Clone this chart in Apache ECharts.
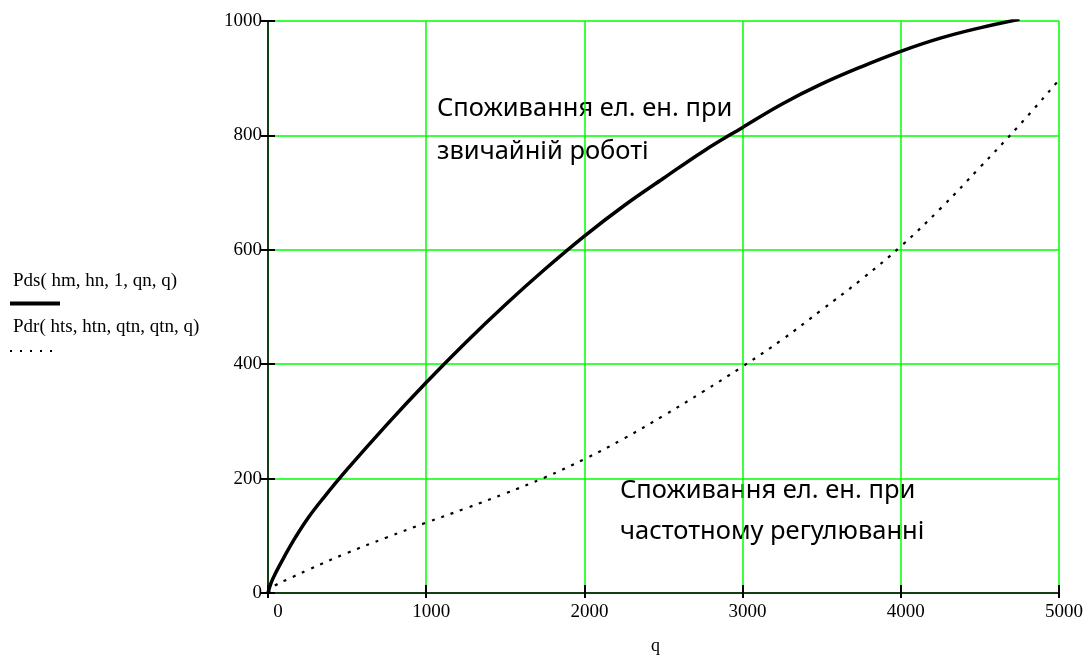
<!DOCTYPE html>
<html>
<head>
<meta charset="utf-8">
<script src="https://cdn.jsdelivr.net/npm/echarts@6/dist/echarts.min.js"></script>
<style>
  html, body { margin: 0; padding: 0; background: #fff; }
  #main { width: 1091px; height: 660px; }
</style>
</head>
<body>
<div id="main"></div>
<script>
// q values and power for the ordinary mode (solid line)
const qDs = [0, 20, 50, 100, 175, 250, 350, 500, 750, 1000, 1250, 1500, 1750, 2000, 2250, 2500, 2750, 3000, 3250, 3500, 3750, 4000, 4250, 4500, 4750];
const pDs = [0, 18, 36, 62, 98, 130, 166, 216, 294, 368, 438, 504, 566, 624, 677, 725, 772, 814, 855, 890, 920, 947, 970, 988, 1003];

// q values and power for frequency regulation (dotted line)
const qDr = [0, 50, 125, 250, 500, 750, 1000, 1250, 1500, 1750, 2000, 2250, 2500, 2750, 3000, 3250, 3500, 3750, 4000, 4250, 4500, 4750, 5000];
const pDr = [0, 14, 24, 40, 70, 97, 123, 148, 174, 202, 234, 270, 310, 352, 396, 443, 495, 548, 606, 672, 744, 818, 897];

const xTicks = [0, 1000, 2000, 3000, 4000, 5000];
const yTicks = [0, 200, 400, 600, 800, 1000];

const legendNames = ['Pds( hm, hn, 1, qn, q)', 'Pdr( hts, htn, qtn, qtn, q)'];
const noteOrdinary = ['Споживання ел. ен. при', 'звичайній роботі'];
const noteFreq = ['Споживання ел. ен. при', 'частотному регулюванні'];

const chart = echarts.init(document.getElementById('main'));

const serif = 'Liberation Serif';
const green = '#00ff00';

function pairs(xs, ys) {
    return xs.map((x, i) => [x, ys[i]]);
}

const xBase = {
    type: 'value',
    min: xTicks[0],
    max: xTicks[xTicks.length - 1],
    interval: xTicks[1] - xTicks[0],
    position: 'bottom'
};
const yBase = {
    type: 'value',
    min: yTicks[0],
    max: yTicks[yTicks.length - 1],
    interval: yTicks[1] - yTicks[0],
    position: 'left'
};

option = {
    animation: false,
    backgroundColor: '#fff',
    grid: { left: 268, right: 32, top: 21, bottom: 63 },
    xAxis: [
        Object.assign({}, xBase, {
            name: 'q',
            nameLocation: 'middle',
            nameGap: 44,
            nameTextStyle: { fontFamily: serif, fontSize: 18, color: '#000', padding: [0, 16, 0, 0] },
            axisLine: { onZero: false, lineStyle: { color: '#000', width: 1.5 } },
            axisTick: { length: 5, lineStyle: { color: '#000', width: 2 } },
            axisLabel: {
                fontFamily: serif, fontSize: 19, color: '#000', margin: 10, padding: [0, 0, 0, 10],
                formatter: (v) => v === 0 ? '{z|0}' : String(v),
                rich: { z: { fontFamily: serif, fontSize: 19, color: '#000', padding: [0, 0, 0, 10] } }
            },
            splitLine: { show: true, lineStyle: { color: green, width: 1.5 } }
        }),
        Object.assign({}, xBase, {
            axisLine: { show: false },
            axisTick: { inside: true, length: 8, lineStyle: { color: '#000', width: 2 } },
            axisLabel: { show: false },
            splitLine: { show: false }
        })
    ],
    yAxis: [
        Object.assign({}, yBase, {
            axisLine: { show: true, onZero: false, lineStyle: { color: '#000', width: 1.5 } },
            axisTick: { show: true, length: 7, lineStyle: { color: '#000', width: 2 } },
            axisLabel: { fontFamily: serif, fontSize: 19, color: '#000', margin: 6, formatter: (v) => String(v) },
            splitLine: { show: true, lineStyle: { color: green, width: 1.5 } }
        }),
        Object.assign({}, yBase, {
            axisLine: { show: false },
            axisTick: { show: true, inside: true, length: 7, lineStyle: { color: '#000', width: 2 } },
            axisLabel: { show: false },
            splitLine: { show: false }
        })
    ],
    series: [
        {
            name: legendNames[0],
            type: 'line',
            data: pairs(qDs, pDs),
            smooth: 0.4,
            showSymbol: false,
            clip: true,
            lineStyle: { color: '#000', width: 3.5 }
        },
        {
            name: legendNames[1],
            type: 'line',
            data: pairs(qDr, pDr),
            smooth: 0.4,
            showSymbol: false,
            clip: true,
            lineStyle: { color: '#000', width: 2.2, type: [3, 7], cap: 'butt' }
        }
    ],
    graphic: [
        { type: 'text', style: { x: 13, y: 281, verticalAlign: 'middle', text: legendNames[0], font: '19px "Liberation Serif"', fill: '#000' } },
        { type: 'line', shape: { x1: 10, y1: 303.5, x2: 60, y2: 303.5 }, style: { stroke: '#000', lineWidth: 4 } },
        { type: 'text', style: { x: 13, y: 327, verticalAlign: 'middle', text: legendNames[1], font: '19px "Liberation Serif"', fill: '#000' } },
        { type: 'line', shape: { x1: 10, y1: 351, x2: 60, y2: 351 }, style: { stroke: '#000', lineWidth: 2, lineDash: [2, 8] } },
        { type: 'text', style: { x: 437, y: 87, text: noteOrdinary.join('\n'), font: '25.5px "Noto Sans"', lineHeight: 43, fill: '#000' } },
        { type: 'text', style: { x: 620, y: 470, text: noteFreq.join('\n'), font: '25.5px "Noto Sans"', lineHeight: 41, fill: '#000' } }
    ]
};

chart.setOption(option);
</script>
</body>
</html>
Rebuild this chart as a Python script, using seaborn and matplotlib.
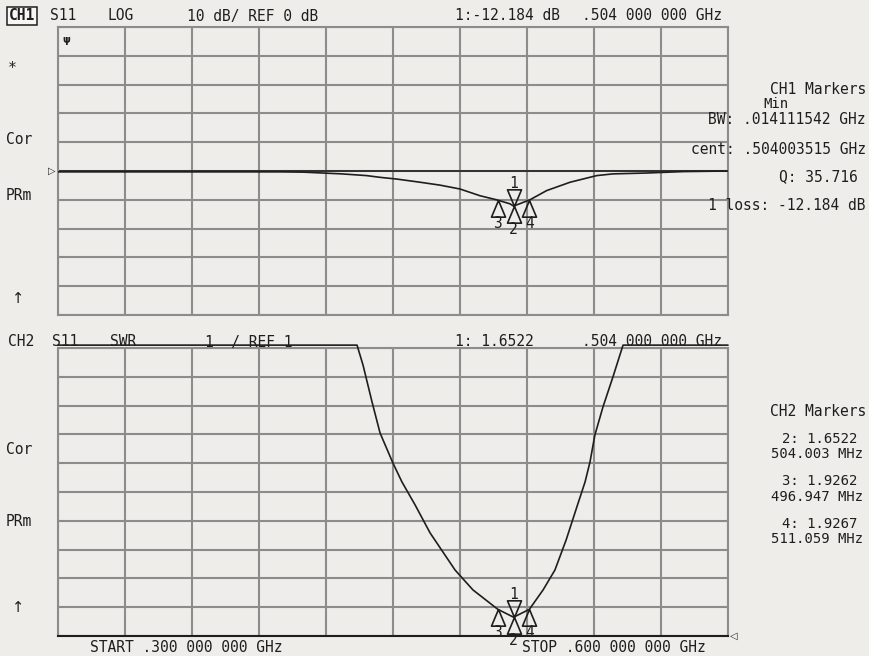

EXERCISE GOAL: Omit the pictures, and quote the material above exactly as given.

RESPONSE TO THE TASK:
Clone this chart in Apache ECharts.
<!DOCTYPE html>
<html>
<head>
<meta charset="utf-8">
<script src="https://cdn.jsdelivr.net/npm/echarts@6/dist/echarts.min.js"></script>
<style>
  html, body { margin: 0; padding: 0; background: #fff; }
  #main { width: 1091px; height: 660px; }
</style>
</head>
<body>
<div id="main"></div>
<script>
// q values and power for the ordinary mode (solid line)
const qDs = [0, 20, 50, 100, 175, 250, 350, 500, 750, 1000, 1250, 1500, 1750, 2000, 2250, 2500, 2750, 3000, 3250, 3500, 3750, 4000, 4250, 4500, 4750];
const pDs = [0, 18, 36, 62, 98, 130, 166, 216, 294, 368, 438, 504, 566, 624, 677, 725, 772, 814, 855, 890, 920, 947, 970, 988, 1003];

// q values and power for frequency regulation (dotted line)
const qDr = [0, 50, 125, 250, 500, 750, 1000, 1250, 1500, 1750, 2000, 2250, 2500, 2750, 3000, 3250, 3500, 3750, 4000, 4250, 4500, 4750, 5000];
const pDr = [0, 14, 24, 40, 70, 97, 123, 148, 174, 202, 234, 270, 310, 352, 396, 443, 495, 548, 606, 672, 744, 818, 897];

const xTicks = [0, 1000, 2000, 3000, 4000, 5000];
const yTicks = [0, 200, 400, 600, 800, 1000];

const legendNames = ['Pds( hm, hn, 1, qn, q)', 'Pdr( hts, htn, qtn, qtn, q)'];
const noteOrdinary = ['Споживання ел. ен. при', 'звичайній роботі'];
const noteFreq = ['Споживання ел. ен. при', 'частотному регулюванні'];

const chart = echarts.init(document.getElementById('main'));

const serif = 'Liberation Serif';
const green = '#00ff00';

function pairs(xs, ys) {
    return xs.map((x, i) => [x, ys[i]]);
}

const xBase = {
    type: 'value',
    min: xTicks[0],
    max: xTicks[xTicks.length - 1],
    interval: xTicks[1] - xTicks[0],
    position: 'bottom'
};
const yBase = {
    type: 'value',
    min: yTicks[0],
    max: yTicks[yTicks.length - 1],
    interval: yTicks[1] - yTicks[0],
    position: 'left'
};

option = {
    animation: false,
    backgroundColor: '#fff',
    grid: { left: 268, right: 32, top: 21, bottom: 63 },
    xAxis: [
        Object.assign({}, xBase, {
            name: 'q',
            nameLocation: 'middle',
            nameGap: 44,
            nameTextStyle: { fontFamily: serif, fontSize: 18, color: '#000', padding: [0, 16, 0, 0] },
            axisLine: { onZero: false, lineStyle: { color: '#000', width: 1.5 } },
            axisTick: { length: 5, lineStyle: { color: '#000', width: 2 } },
            axisLabel: {
                fontFamily: serif, fontSize: 19, color: '#000', margin: 10, padding: [0, 0, 0, 10],
                formatter: (v) => v === 0 ? '{z|0}' : String(v),
                rich: { z: { fontFamily: serif, fontSize: 19, color: '#000', padding: [0, 0, 0, 10] } }
            },
            splitLine: { show: true, lineStyle: { color: green, width: 1.5 } }
        }),
        Object.assign({}, xBase, {
            axisLine: { show: false },
            axisTick: { inside: true, length: 8, lineStyle: { color: '#000', width: 2 } },
            axisLabel: { show: false },
            splitLine: { show: false }
        })
    ],
    yAxis: [
        Object.assign({}, yBase, {
            axisLine: { show: true, onZero: false, lineStyle: { color: '#000', width: 1.5 } },
            axisTick: { show: true, length: 7, lineStyle: { color: '#000', width: 2 } },
            axisLabel: { fontFamily: serif, fontSize: 19, color: '#000', margin: 6, formatter: (v) => String(v) },
            splitLine: { show: true, lineStyle: { color: green, width: 1.5 } }
        }),
        Object.assign({}, yBase, {
            axisLine: { show: false },
            axisTick: { show: true, inside: true, length: 7, lineStyle: { color: '#000', width: 2 } },
            axisLabel: { show: false },
            splitLine: { show: false }
        })
    ],
    series: [
        {
            name: legendNames[0],
            type: 'line',
            data: pairs(qDs, pDs),
            smooth: 0.4,
            showSymbol: false,
            clip: true,
            lineStyle: { color: '#000', width: 3.5 }
        },
        {
            name: legendNames[1],
            type: 'line',
            data: pairs(qDr, pDr),
            smooth: 0.4,
            showSymbol: false,
            clip: true,
            lineStyle: { color: '#000', width: 2.2, type: [3, 7], cap: 'butt' }
        }
    ],
    graphic: [
        { type: 'text', style: { x: 13, y: 281, verticalAlign: 'middle', text: legendNames[0], font: '19px "Liberation Serif"', fill: '#000' } },
        { type: 'line', shape: { x1: 10, y1: 303.5, x2: 60, y2: 303.5 }, style: { stroke: '#000', lineWidth: 4 } },
        { type: 'text', style: { x: 13, y: 327, verticalAlign: 'middle', text: legendNames[1], font: '19px "Liberation Serif"', fill: '#000' } },
        { type: 'line', shape: { x1: 10, y1: 351, x2: 60, y2: 351 }, style: { stroke: '#000', lineWidth: 2, lineDash: [2, 8] } },
        { type: 'text', style: { x: 437, y: 87, text: noteOrdinary.join('\n'), font: '25.5px "Noto Sans"', lineHeight: 43, fill: '#000' } },
        { type: 'text', style: { x: 620, y: 470, text: noteFreq.join('\n'), font: '25.5px "Noto Sans"', lineHeight: 41, fill: '#000' } }
    ]
};

chart.setOption(option);
</script>
</body>
</html>
Rebuild this chart as a Python script, using seaborn and matplotlib.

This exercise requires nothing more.